Posted by: Joe | Aug 18, 2008 10:19:06 AM

I certainly agree with the critics that all one is doing is passing the buck from one government agency to another. I also wonder, genuinely, whether this is really motivated by compassion or not. If one has spent the last 30 years of one's life in prison, one is not likely to have family/social connections in the community any longer. Cynically, it strikes me that this is a way to dump these very ill patients onto the local hospice or Medicare nursing home where the standard of care (as I know from personal experience) is less closely monitored.

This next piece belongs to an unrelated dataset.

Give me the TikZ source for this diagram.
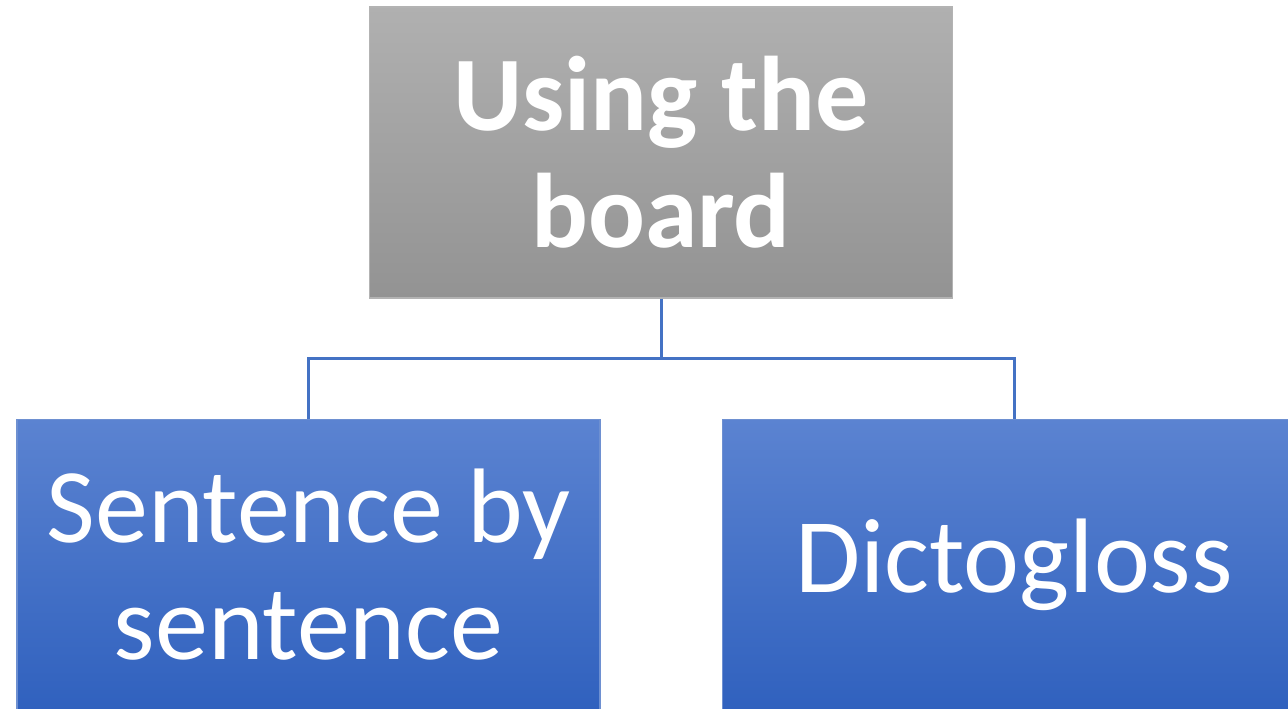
\documentclass[tikz,border=0pt]{standalone}
\usepackage{fontspec}
\setmainfont{Carlito}
\definecolor{linkblue}{HTML}{4472C4}
\definecolor{bluetop}{HTML}{5B83D1}
\definecolor{bluebot}{HTML}{3061BE}
\definecolor{graytop}{HTML}{B0B0B0}
\definecolor{graybot}{HTML}{939393}
\tikzset{
  box/.style={rectangle, inner sep=0pt, align=center, text=white,
    minimum width=583pt, minimum height=291pt,
    draw=#1bot!70!white, line width=1.5pt,
    top color=#1top, bottom color=#1bot,
    font=\fontsize{106}{117}\selectfont},
  link/.style={draw=linkblue, line width=3pt}
}
\begin{document}
\begin{tikzpicture}[x=1pt,y=-1pt]
\useasboundingbox (0,0) rectangle (1288,709);
\clip (0,0) rectangle (1288,709);

\node[box=gray, font=\fontsize{106}{117}\selectfont\bfseries] (board) at (661,152.5) {Using the\\board};
\node[box=blue] (sentence) at (308.5,565) {Sentence by\\sentence};
\node[box=blue] (dicto) at (1014,565) {Dictogloss};

\coordinate (bus) at (661,358);
\draw[link] (board.south) -- (bus) -| (sentence.north);
\draw[link] (bus) -| (dicto.north);

\end{tikzpicture}
\end{document}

For many individuals, I can see how releasing them is the cruel and unusual punishment.

The article doesn't explicitly state whether the release is optional and if it is optional whether there is a court appointed guardian for these ill patients that assists them in making the best decision. I think it is presumptuous in the extreme to suggest that in all cases keeping a sick and dying person in prison is cruel and unusual; it's much more circumstantial than that.

Posted by: Daniel | Aug 18, 2008 12:09:14 PM

This is situation were the protection public safety and retribution clash. For most (but not all) prison inmates the threat to public safety diminishes with age and they could be reclassified to a lower level of security (maximum to medium or minimum) with a modest reduction in the cost of incarceration. The main costs for terminally ill prisoners are for end of life nursing care and medication. My guess is that it costs more to get qualified nursing home staff to work inside a prison. Moving them to a secure ward of an ordinary nursing home would probably result in significant savings.

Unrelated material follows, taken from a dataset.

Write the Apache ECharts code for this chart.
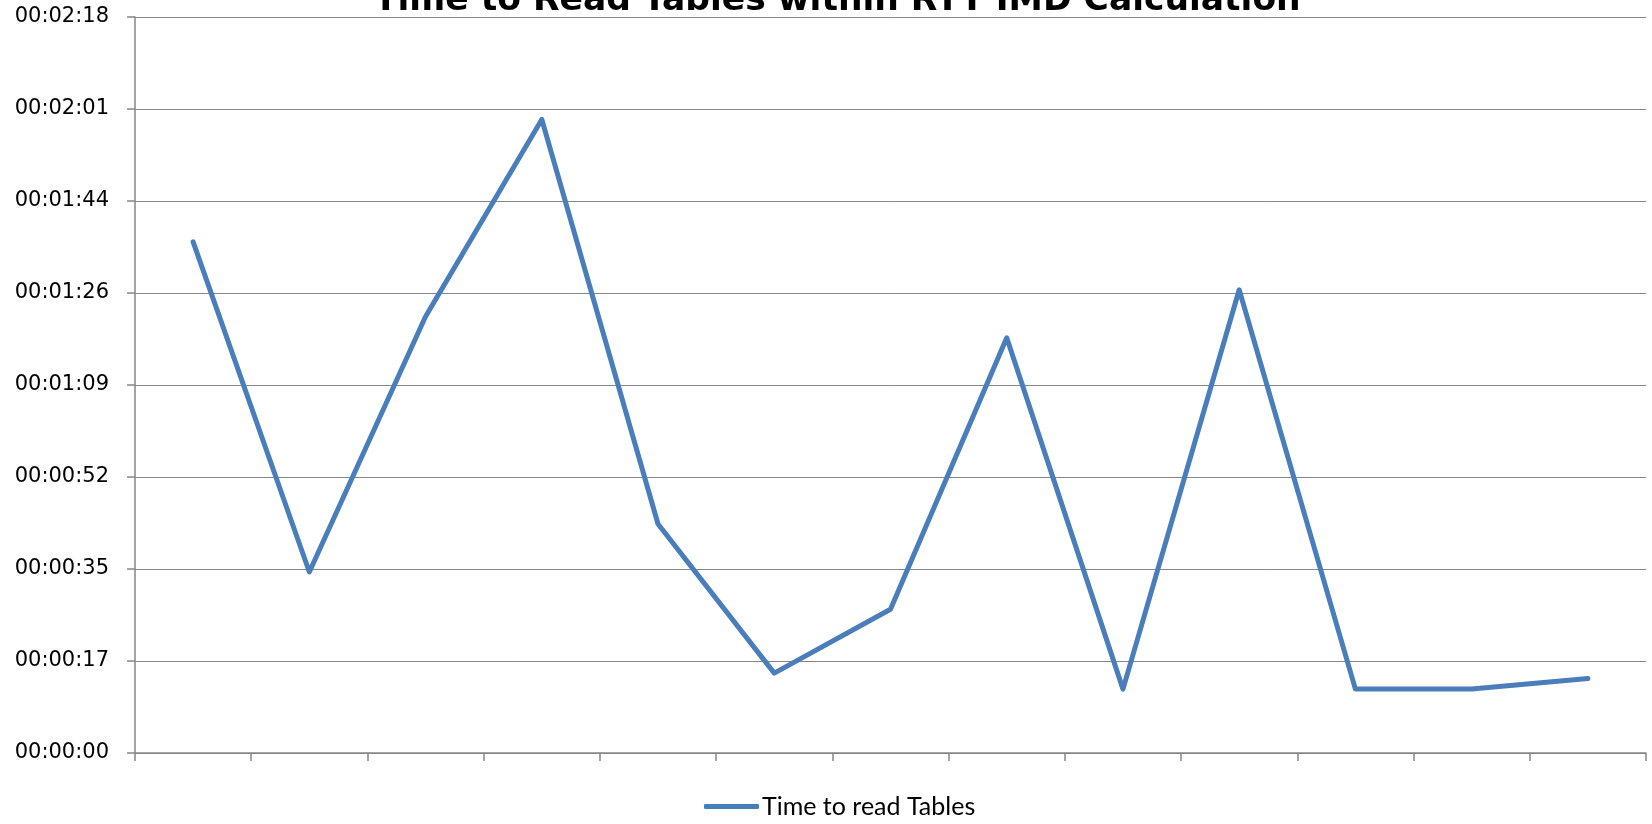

The clash with retribution is that they were sentenced to die in prison and a secure ward in a nursing home is not a prison. I know this sounds irrational but I think the secure nursing home has to be both classified as an alternate prison and inside a fence.

Posted by: John Neff | Aug 18, 2008 7:47:34 PM

Dear Sir:
I am the sister of of Jerome Eiland #171376 who is incarsorated in prison for burglary 1 and has been for the past fourteen and one half years with a sentence of "LIFE WITHOUT THE POSSIBILITY OF PAROLE". I just don't understand this system at all! He never committed any violence towards any of the individuals ever and yet the State Of Alabama wants to take the rest of his life away for burglary 1 when there are so many more severe crimes that exists out there such as murder, assault,rape, etc. I can just go on and on! He cannot afford an attorney and I just don't know where to turn please help. I have written to the Govenor of Alabama, the president of the united states and I wish I can go nationally on the news to let the whole world see how cruel the system of Alabama really is

Posted by: Linda Williams | Jun 13, 2009 7:49:54 PM

I am the sister of Jerome Eiland #171376 who is incarsorated in the Holman Prison Unit for the past fourteen years for burglary 1 with a sentence of "LIFE WITHOUT THE POSSIBILITY OF PAROLE". He has never committed a violent act towards any individual and yet the State of Alabama wants to take his whole life away for burglary 1 when there are so many more severe crimes out there such as murder, rape,assault etc. I do not understand this system at all I think that the officials who are in office and running the State Of Alabama is some blood thirsty and money hungry individuals who don't care whether a person live or die. My brother wants to file a Kirby Motion for a sentence deduction for a "LIFE" sentence but just cannot afford an attorney. I really wish I could go on national t.v. and let the whole world know what is going on in the State of Alabama.